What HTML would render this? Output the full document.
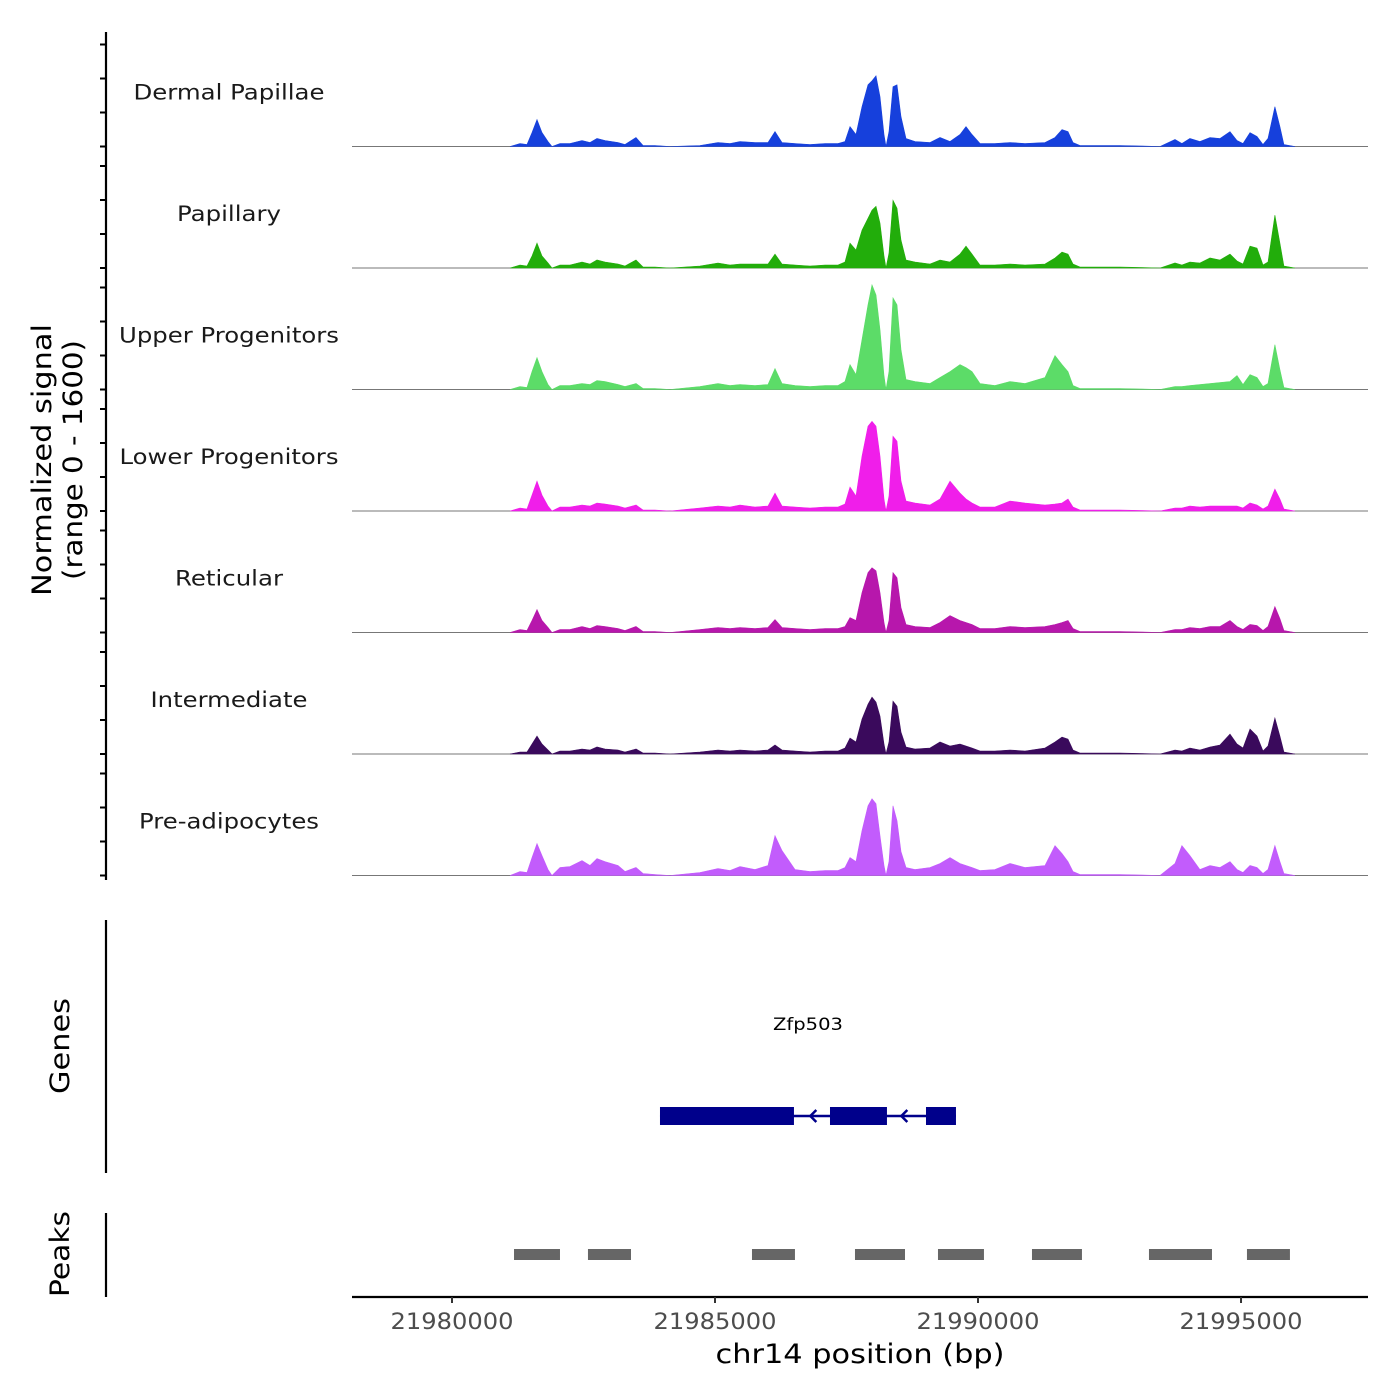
<!DOCTYPE html>
<html><head><meta charset="utf-8"><style>html,body{margin:0;padding:0;background:#fff}svg{display:block;font-family:"DejaVu Sans","Liberation Sans",sans-serif}</style></head>
<body>
<svg id="chart" width="1400" height="1400" viewBox="0 0 1400 1400" xmlns="http://www.w3.org/2000/svg"></svg>
<script>
const trackNames = ["Dermal Papillae","Papillary","Upper Progenitors","Lower Progenitors","Reticular","Intermediate","Pre-adipocytes"];
const trackColors = ["#1640dc","#22ad0b","#5cdc68","#f01eea","#b717ac","#3a0a5c","#c25cfc"];
const xTicks = [21980000,21985000,21990000,21995000];
const positions = [21981103,21981293,21981426,21981521,21981616,21981711,21981825,21981901,21982053,21982243,21982471,21982623,21982756,21982909,21983156,21983289,21983498,21983631,21983859,21984144,21984714,21985057,21985285,21985475,21985760,21986007,21986140,21986273,21986520,21986806,21987091,21987338,21987471,21987566,21987680,21987794,21987908,21987984,21988060,21988136,21988212,21988250,21988307,21988383,21988459,21988535,21988631,21988802,21989087,21989277,21989467,21989657,21989771,21989885,21990037,21990322,21990608,21990893,21991273,21991463,21991596,21991710,21991805,21991938,21992699,21993459,21993744,21993877,21994029,21994219,21994410,21994600,21994790,21994923,21995037,21995170,21995303,21995417,21995512,21995645,21995740,21995816,21996026];
const dermal = [0,3,2,14,27,14,5,0,3,3,6,4,8,6,4,2,9,1,1,0,1,4,3,5,4,4,15,4,3,2,3,3,5,20,12,40,62,66,71,50,12,0,15,60,62,30,8,5,4,9,5,12,20,12,3,3,4,3,4,9,17,15,4,1,1,0,7,3,8,5,9,8,15,6,3,14,10,2,8,40,20,2,0];
const papillary = [0,3,2,12,25,12,5,0,3,3,6,4,8,6,4,2,8,1,1,0,2,5,3,4,4,4,14,4,3,2,3,3,6,25,18,38,50,58,62,45,12,0,15,68,60,28,8,6,4,8,6,14,22,14,3,3,4,3,4,10,16,14,4,1,1,0,5,3,6,5,10,8,14,7,4,22,20,3,6,53,25,2,0];
const upper = [0,3,2,18,32,18,5,0,4,4,6,5,9,8,5,3,6,1,1,0,3,6,4,5,4,5,21,6,4,3,4,4,8,25,15,50,85,105,95,60,14,0,18,92,85,40,10,8,6,12,18,25,22,18,6,4,8,6,12,34,25,18,4,1,1,0,3,3,4,5,6,7,8,14,5,15,12,3,6,45,20,2,0];
const lower = [0,3,2,16,30,16,5,0,4,4,6,5,8,7,5,3,6,1,1,0,3,5,4,6,4,5,18,5,4,3,4,4,7,24,15,55,85,90,85,55,12,0,15,75,70,30,10,8,6,12,30,18,12,8,4,4,10,8,6,7,8,12,4,1,1,0,3,3,5,4,5,5,5,5,3,8,6,2,5,22,12,2,0];
const reticular = [0,3,2,12,23,12,5,0,3,3,6,4,7,6,4,2,6,1,1,0,3,5,4,5,4,5,13,5,4,3,4,4,6,15,12,40,60,65,62,40,10,0,12,60,55,25,8,6,5,10,17,12,10,8,4,4,6,5,6,8,10,12,4,1,1,0,3,3,5,4,6,6,12,6,3,8,7,2,6,26,14,2,0];
const intermediate = [0,2,2,10,18,10,4,0,3,3,5,4,7,5,4,2,5,1,1,0,2,4,3,4,3,4,9,4,3,2,3,3,6,16,12,35,50,57,52,38,10,0,12,53,48,22,7,5,6,12,8,10,8,6,3,3,4,3,6,12,17,15,4,1,1,0,4,3,6,4,7,9,20,10,6,25,18,3,8,36,18,2,0];
const preadipo = [0,4,3,18,32,20,6,0,8,9,15,10,17,14,10,4,8,2,1,0,3,7,5,9,6,10,40,25,6,4,5,5,8,18,14,45,70,77,72,40,10,0,14,70,55,24,8,6,8,12,18,12,10,8,5,6,12,8,10,30,22,14,4,1,1,0,12,30,20,6,10,8,14,6,3,10,8,2,6,30,14,2,0];
const tracks = [dermal,papillary,upper,lower,reticular,intermediate,preadipo];
const peakStarts = [21981179,21982585,21985703,21987661,21989239,21991026,21993250,21995113];
const peakEnds = [21982053,21983403,21986520,21988612,21990113,21991976,21994448,21995930];
const exonStarts = [21983954,21987186,21989011];
const exonEnds = [21986501,21988269,21989581];
const intronArrows = [21986850,21988580];

const NS="http://www.w3.org/2000/svg";
const svg=document.getElementById('chart');
const xMin=21978099, xMax=21997414, pxL=352, pxR=1368;
function X(v){return pxL+(v-xMin)/(xMax-xMin)*(pxR-pxL);}
const trackH=121.5, base0=146.5, yMaxVal=122;
function Y(v,i){return base0+i*trackH - v/yMaxVal*trackH;}
function mk(tag,attrs,parent){const e=document.createElementNS(NS,tag);for(const k in attrs)e.setAttribute(k,attrs[k]);(parent||svg).appendChild(e);return e;}
function fit(el,w){el.setAttribute('textLength',w);el.setAttribute('lengthAdjust','spacingAndGlyphs');}

let ax=mk('line',{x1:106,y1:32,x2:106,y2:880,stroke:'#000','stroke-width':2.2});


for(let i=0;i<7;i++){
  for(let k=0;k<4;k++){
    const yy=base0+i*trackH-k*34;
    const t=mk('line',{x1:100,y1:yy,x2:106,y2:yy,stroke:'#000','stroke-width':2});
    
    
  }
}
const labelW=[191,104,220,219,108,157,180];
for(let i=0;i<7;i++){
  const vals=tracks[i];
  let d='M'+X(positions[0])+','+Y(0,i);
  for(let j=0;j<positions.length;j++) d+=' L'+X(positions[j]).toFixed(1)+','+Y(vals[j],i).toFixed(1);
  d+=' L'+X(positions[positions.length-1])+','+Y(0,i)+' Z';
  const bl=mk('line',{x1:pxL,y1:Y(0,i),x2:pxR,y2:Y(0,i),stroke:'#777','stroke-width':1});
  
  
  const p=mk('path',{d:d,fill:trackColors[i],stroke:trackColors[i],'stroke-width':0.6});
  
  
  const lb=mk('text',{x:229,y:Y(0,i)-47,'text-anchor':'middle','font-size':21,fill:'#1a1a1a'});
  lb.textContent=trackNames[i];
  fit(lb,labelW[i]);
  
  
}
const yt=mk('text',{transform:'translate(51,460) rotate(-90)','text-anchor':'middle','font-size':27,fill:'#000'});


yt.innerHTML='<tspan x="0" dy="0" textLength="272" lengthAdjust="spacingAndGlyphs">Normalized signal</tspan><tspan x="0" dy="31" textLength="240" lengthAdjust="spacingAndGlyphs">(range 0 - 1600)</tspan>';

let ga=mk('line',{x1:106,y1:920,x2:106,y2:1173,stroke:'#000','stroke-width':2.2});


const gt=mk('text',{transform:'translate(69,1046) rotate(-90)','text-anchor':'middle','font-size':27,fill:'#000'});
gt.textContent='Genes';
fit(gt,96);


const gl=mk('line',{x1:X(exonStarts[0]),y1:1116,x2:X(exonEnds[exonEnds.length-1]),y2:1116,stroke:'#00008b','stroke-width':2.5});


for(let i=0;i<exonStarts.length;i++){
  const r=mk('rect',{x:X(exonStarts[i]),y:1107,width:X(exonEnds[i])-X(exonStarts[i]),height:18,fill:'#00008b'});
  
  
}
for(const a of intronArrows){
  const ar=mk('path',{d:`M${X(a)+4},1110 L${X(a)-2},1116 L${X(a)+4},1122`,fill:'none',stroke:'#00008b','stroke-width':2.5});
  
  
}
const gn=mk('text',{x:808,y:1030,'text-anchor':'middle','font-size':17,fill:'#000'});
gn.textContent='Zfp503';
fit(gn,70);



let pa=mk('line',{x1:106,y1:1213,x2:106,y2:1297,stroke:'#000','stroke-width':2.2});


const pt=mk('text',{transform:'translate(69,1254) rotate(-90)','text-anchor':'middle','font-size':27,fill:'#000'});
pt.textContent='Peaks';
fit(pt,86);


for(let i=0;i<peakStarts.length;i++){
  const r=mk('rect',{x:X(peakStarts[i]),y:1249,width:X(peakEnds[i])-X(peakStarts[i]),height:11,fill:'#666'});
  
  
}

const xa=mk('line',{x1:pxL,y1:1297,x2:pxR,y2:1297,stroke:'#000','stroke-width':2.2});


for(const t of xTicks){
  const tk=mk('line',{x1:X(t),y1:1297,x2:X(t),y2:1303,stroke:'#333','stroke-width':2});
  
  
  const tl=mk('text',{x:X(t),y:1329,'text-anchor':'middle','font-size':22,fill:'#4d4d4d'});
  tl.textContent=String(t);
  fit(tl,123);
  
  
}
const xt=mk('text',{x:860,y:1363,'text-anchor':'middle','font-size':27,fill:'#000'});
xt.textContent='chr14 position (bp)';
fit(xt,289);


</script>
</body></html>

┄┄┄┄┄┄

DESCRIPTION OF THE TASK: From the listing above, copy every line that holds the string "document".

SOLUTION TO THIS TASK:
What HTML would render this? Output the full document.
const svg=document.getElementById('chart');
function mk(tag,attrs,parent){const e=document.createElementNS(NS,tag);for(const k in attrs)e.setAttribute(k,attrs[k]);(parent||svg).appendChild(e);return e;}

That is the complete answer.